Ibamos por un camino en la montaña, de tierra. Hacía calor. Toda la vegetación era amarilla o café así que tenía que ser verano. Ibamos en un 4X4, por el camino, rumbo a un lugar que se llamaba Río Cuarto.
De pronto terminó el camino y había un estero, como Matelimón de mi infancia. Al otro lado estaba el destino. Pero el estero tenía olas y movimiento y era imposible saber si podíamos atravesarlo con el carro o qué tan hondo podía ser. Sentí miedo
Retomamos el camino de la montaña hasta llegar al mismo estero o a uno idéntico. Esta vez había un camino en el medio por dónde pasaba gente.

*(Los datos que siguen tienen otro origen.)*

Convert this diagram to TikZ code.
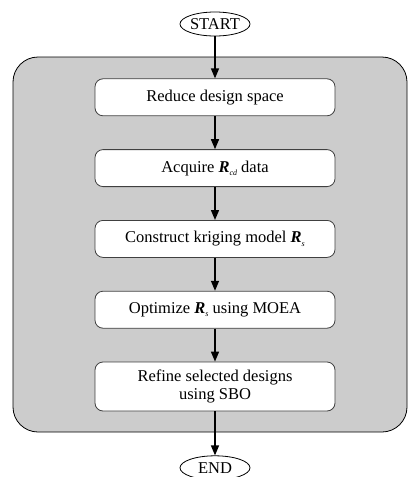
\documentclass[tikz,border=0pt]{standalone}
\usepackage{fontspec}
\setmainfont{Liberation Serif}
\usepackage{tikz}
\usetikzlibrary{positioning,shapes,arrows.meta,backgrounds}
\definecolor{panelgray}{rgb}{0.8,0.8,0.8}
\definecolor{edgegray}{rgb}{0.25,0.25,0.25}
\newcommand{\sub}[1]{\raisebox{-0.45ex}{\fontsize{8}{8}\selectfont\itshape #1}}
\newcommand{\bR}{{\bfseries\itshape R}}
\tikzstyle{st}=[%
      ellipse, draw=black, thick, fill=white,
      inner xsep=-4pt, inner ysep=0pt, minimum width=70pt, minimum height=24pt
]
\tikzstyle{pr}=[%
      rectangle, rounded corners=8pt, draw=edgegray, thick, fill=white,
      minimum width=240pt, minimum height=37pt, align=center
]
\tikzstyle{bg}=[%
      rectangle, rounded corners=25pt, draw=black, thick, fill=panelgray
]

\begin{document}
\begin{tikzpicture}[x=1pt, y=1pt,
    font=\fontsize{16.5}{18}\selectfont,
    node distance=33pt,
    -{Triangle[length=10pt,width=8pt]}
  ]
    \useasboundingbox (0,0) rectangle (408,-477);

    \node[st]          (s) at (215,-24)           {START};
    \node[pr]          (1) [below = 42pt of s]    {Reduce design space};
    \node[pr]          (2) [below = of 1]         {Acquire \bR\sub{cd} data};
    \node[pr]          (3) [below = of 2]         {Construct kriging model \bR\sub{s}};
    \node[pr]          (4) [below = of 3]         {Optimize \bR\sub{s} using MOEA};
    \node[pr, minimum height=49pt] (5) [below = of 4] {Refine selected designs\\using SBO};
    \node[st]          (e) [below = 44pt of 5]    {END};

    \begin{scope}[on background layer]
      \path[bg, -] (13,-57) rectangle (407,-432);
    \end{scope}

    \path[line width=1.4pt]
          (s) edge (1)
          (1) edge (2)
          (2) edge (3)
          (3) edge (4)
          (4) edge (5)
          (5) edge (e)
    ;

  \end{tikzpicture}
\end{document}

Era una breve ventana de tiempo.
Lo atravesamos en el carro y cuando llegamos al otro lado, las callecitas eran muy pequeñas, porque no era un pueblo. Era un barco enorme y con el carro dábamos vuelta en esquinas, bajábamos con cuidado por las escaleras, circulábamos entre las mesas del restaurante, como lo más normal del mundo. Yo pensaba si así serían ser Las Catalinas.
Ibamos de cubierta en cubierta, pidiendo direcciones, hasta llegar a las habitaciones del lugar del curso. Era algo de arte o teatro, para Pato. Los encargados todavía estaban durmiendo.